*Records provided*:
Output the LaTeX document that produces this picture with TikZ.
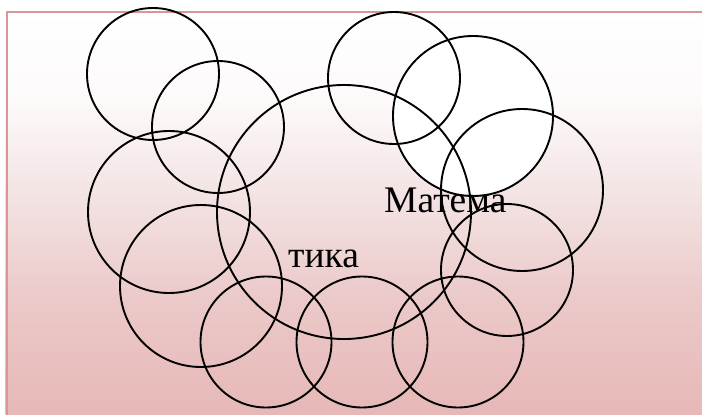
\documentclass[tikz,border=0pt]{standalone}
\usepackage{fontspec}
\setmainfont{Liberation Serif}
\definecolor{bgZ}{RGB}{229,181,180}
\definecolor{bgA}{RGB}{230,184,183}
\definecolor{bgB}{RGB}{235,201,200}
\definecolor{bgC}{RGB}{243,226,226}
\definecolor{bgD}{RGB}{253,250,250}
\definecolor{frame}{RGB}{217,150,148}
\pgfdeclareverticalshading{bgshade}{100bp}{color(0bp)=(bgZ); color(25bp)=(bgZ); color(26.2bp)=(bgA); color(40.1bp)=(bgB); color(52.2bp)=(bgC); color(64.3bp)=(bgD); color(75bp)=(white); color(100bp)=(white)}
\tikzset{
  ring/.style={circle, draw=black, line width=1.9pt, inner sep=0pt, minimum size=#1},
  lbl/.style={anchor=base west, inner sep=0pt, font=\fontsize{37.5}{40}\selectfont}
}
\begin{document}
\begin{tikzpicture}[x=1pt,y=-1pt]
\useasboundingbox (0,0) rectangle (702,415);
\begin{scope}
\clip (0,0) rectangle (702,415);
\shade[shading=bgshade] (5.5,10.5) rectangle (712,425);
\coordinate (fA) at (6.5,425);
\coordinate (fB) at (6.5,11.5);
\coordinate (fC) at (712,11.5);
\draw[frame, line width=2pt] (fA) -- (fB) -- (fC);
\end{scope}
% white filled circle first, outlines of the others on top
\node[ring=160pt, fill=white] (c5) at (473,116) {};
\node[ring=132pt] (c1) at (153,74) {};
\node[ring=132pt] (c2) at (218,127) {};
\node[ring=254pt] (c3) at (344,212) {};
\node[ring=132pt] (c4) at (394,78) {};
\node[ring=162pt] (c6) at (522,190) {};
\node[ring=162pt] (c7) at (169,212) {};
\node[ring=162pt] (c8) at (201,286) {};
\node[ring=131pt] (c9) at (266,342) {};
\node[ring=131pt] (c10) at (362,342) {};
\node[ring=131pt] (c11) at (458,342) {};
\node[ring=132pt] (c12) at (507,270) {};
\node[lbl] (t1) at (384,212) {Матема};
\node[lbl] (t2) at (288,267) {тика};
\end{tikzpicture}
\end{document}
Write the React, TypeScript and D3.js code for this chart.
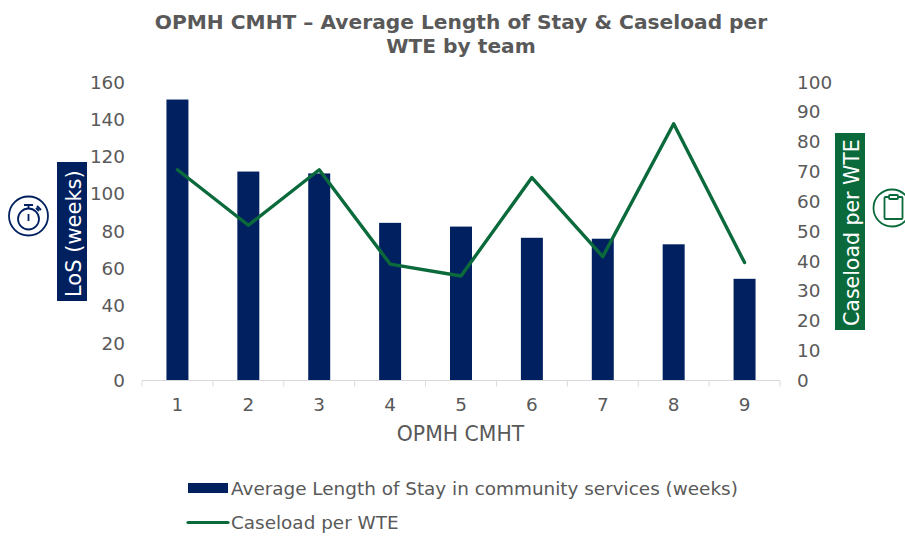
import React from "react";
import * as d3 from "d3";

const categories = ["1", "2", "3", "4", "5", "6", "7", "8", "9"];
const losWeeks = [150.6, 112, 111, 84.5, 82.5, 76.5, 76, 73, 54.5];
const caseload = [70.6, 52, 70.6, 39, 35, 68, 41.5, 86, 39.5];
const leftTicks = [0, 20, 40, 60, 80, 100, 120, 140, 160];
const rightTicks = [0, 10, 20, 30, 40, 50, 60, 70, 80, 90, 100];
const titleLines = ["OPMH CMHT – Average Length of Stay & Caseload per", "WTE by team"];
const xTitle = "OPMH CMHT";
const legendBar = "Average Length of Stay in community services (weeks)";
const legendLine = "Caseload per WTE";

const NAVY = "#002060";
const GREEN = "#0B6A3B";
const GREY = "#595959";
const FONT = "'DejaVu Sans', Verdana, sans-serif";

export default function App() {
  const x = d3.scaleBand().domain(categories).range([142, 780]).paddingInner(0.69).paddingOuter(0.345);
  const yL = d3.scaleLinear().domain([0, 160]).range([380.5, 82]);
  const yR = d3.scaleLinear().domain([0, 100]).range([380.5, 82]);
  const cx = (c: string) => (x(c) as number) + x.bandwidth() / 2;
  const line = d3.line<number>().x((_, i) => cx(categories[i])).y((d) => yR(d));
  const step = x.step();
  return (
    <svg width={905} height={536} style={{ position: "absolute", left: 0, top: 0, background: "#fff" }} fontFamily={FONT}>
      {titleLines.map((t, i) => (
        <text key={t} x={461} y={29 + i * 24} textAnchor="middle" fontSize={20.2} fontWeight="bold" fill={GREY}>{t}</text>
      ))}
      {leftTicks.map((t) => (
        <text key={t} x={125} y={yL(t) + 6.5} textAnchor="end" fontSize={18.4} fill={GREY}>{t}</text>
      ))}
      {rightTicks.map((t) => (
        <text key={t} x={797} y={yR(t) + 6.5} fontSize={18.4} fill={GREY}>{t}</text>
      ))}
      {categories.map((c) => (
        <rect key={c} x={x(c)} y={yL(losWeeks[categories.indexOf(c)])} width={x.bandwidth()} height={yL(0) - yL(losWeeks[categories.indexOf(c)])} fill={NAVY} />
      ))}
      <path d={`M142,380.5H780`} stroke="#D9D9D9" fill="none" />
      {d3.range(categories.length + 1).map((i) => (
        <path key={i} d={`M${142 + i * step},380.5v6`} stroke="#D9D9D9" fill="none" />
      ))}
      {categories.map((c) => (
        <text key={c} x={cx(c)} y={411} textAnchor="middle" fontSize={18.4} fill={GREY}>{c}</text>
      ))}
      <path d={line(caseload) as string} fill="none" stroke={GREEN} strokeWidth={3.4} strokeLinejoin="round" strokeLinecap="round" />
      <text x={460.5} y={441} textAnchor="middle" fontSize={20.4} fill={GREY}>{xTitle}</text>

      <rect x={188} y={483} width={40} height={10} fill={NAVY} />
      <text x={231} y={495} fontSize={18.4} fill={GREY}>{legendBar}</text>
      <path d="M188,522.5H228" stroke={GREEN} strokeWidth={3.2} strokeLinecap="round" />
      <text x={231} y={529} fontSize={18.4} fill={GREY}>{legendLine}</text>

      <rect x={57} y={162} width={30} height={139} fill={NAVY} />
      <text transform="translate(80.5,297) rotate(-90)" fontSize={21} fill="#fff">LoS (weeks)</text>
      <rect x={835} y={133} width={30} height={197} fill={GREEN} />
      <text transform="translate(858.5,326) rotate(-90)" fontSize={20.5} fill="#fff">Caseload per WTE</text>

      <g fill="none" stroke={NAVY} strokeWidth={1.8}>
        <circle cx={28.5} cy={216} r={19.5} />
        <circle cx={28.5} cy={219} r={10.5} />
        <path d="M24,205H33M28.5,205V208.5M36,208L39,211M37,206L41,210M28.5,214V221" />
      </g>
      <g fill="none" stroke={GREEN} strokeWidth={1.8}>
        <circle cx={892} cy={208} r={18.5} />
        <rect x={884.5} y={197} width={18} height={22} rx={1} />
        <rect x={889} y={195} width={9} height={4} rx={1} fill="#fff" />
      </g>
    </svg>
  );
}
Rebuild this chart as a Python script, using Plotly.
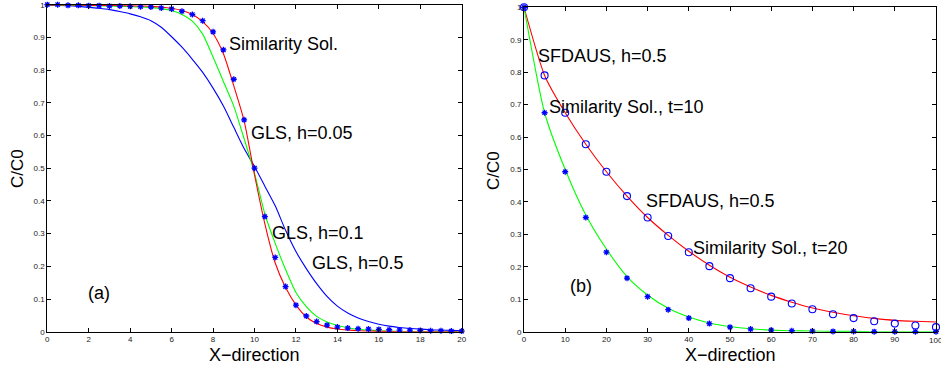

*Written problem*: Skip the pictures and restate exactly the lines from the beginning of the listing to the line with "import * as", that line included.

*Task response*:
Output the LaTeX document that produces this picture with TikZ.
\documentclass[tikz,border=0pt]{standalone}
\usepackage{fontspec}
\setmainfont{Liberation Serif}
\definecolor{bgZ}{RGB}{229,181,180}
\definecolor{bgA}{RGB}{230,184,183}
\definecolor{bgB}{RGB}{235,201,200}
\definecolor{bgC}{RGB}{243,226,226}
\definecolor{bgD}{RGB}{253,250,250}
\definecolor{frame}{RGB}{217,150,148}
\pgfdeclareverticalshading{bgshade}{100bp}{color(0bp)=(bgZ); color(25bp)=(bgZ); color(26.2bp)=(bgA); color(40.1bp)=(bgB); color(52.2bp)=(bgC); color(64.3bp)=(bgD); color(75bp)=(white); color(100bp)=(white)}
\tikzset{
  ring/.style={circle, draw=black, line width=1.9pt, inner sep=0pt, minimum size=#1},
  lbl/.style={anchor=base west, inner sep=0pt, font=\fontsize{37.5}{40}\selectfont}
}
\begin{document}
\begin{tikzpicture}[x=1pt,y=-1pt]
\useasboundingbox (0,0) rectangle (702,415);
\begin{scope}
\clip (0,0) rectangle (702,415);
\shade[shading=bgshade] (5.5,10.5) rectangle (712,425);
\coordinate (fA) at (6.5,425);
\coordinate (fB) at (6.5,11.5);
\coordinate (fC) at (712,11.5);
\draw[frame, line width=2pt] (fA) -- (fB) -- (fC);
\end{scope}
% white filled circle first, outlines of the others on top
\node[ring=160pt, fill=white] (c5) at (473,116) {};
\node[ring=132pt] (c1) at (153,74) {};
\node[ring=132pt] (c2) at (218,127) {};
\node[ring=254pt] (c3) at (344,212) {};
\node[ring=132pt] (c4) at (394,78) {};
\node[ring=162pt] (c6) at (522,190) {};
\node[ring=162pt] (c7) at (169,212) {};
\node[ring=162pt] (c8) at (201,286) {};
\node[ring=131pt] (c9) at (266,342) {};
\node[ring=131pt] (c10) at (362,342) {};
\node[ring=131pt] (c11) at (458,342) {};
\node[ring=132pt] (c12) at (507,270) {};
\node[lbl] (t1) at (384,212) {Матема};
\node[lbl] (t2) at (288,267) {тика};
\end{tikzpicture}
\end{document}
Write the React, TypeScript and D3.js code for this chart.
import React from "react";
import * as d3 from "d3";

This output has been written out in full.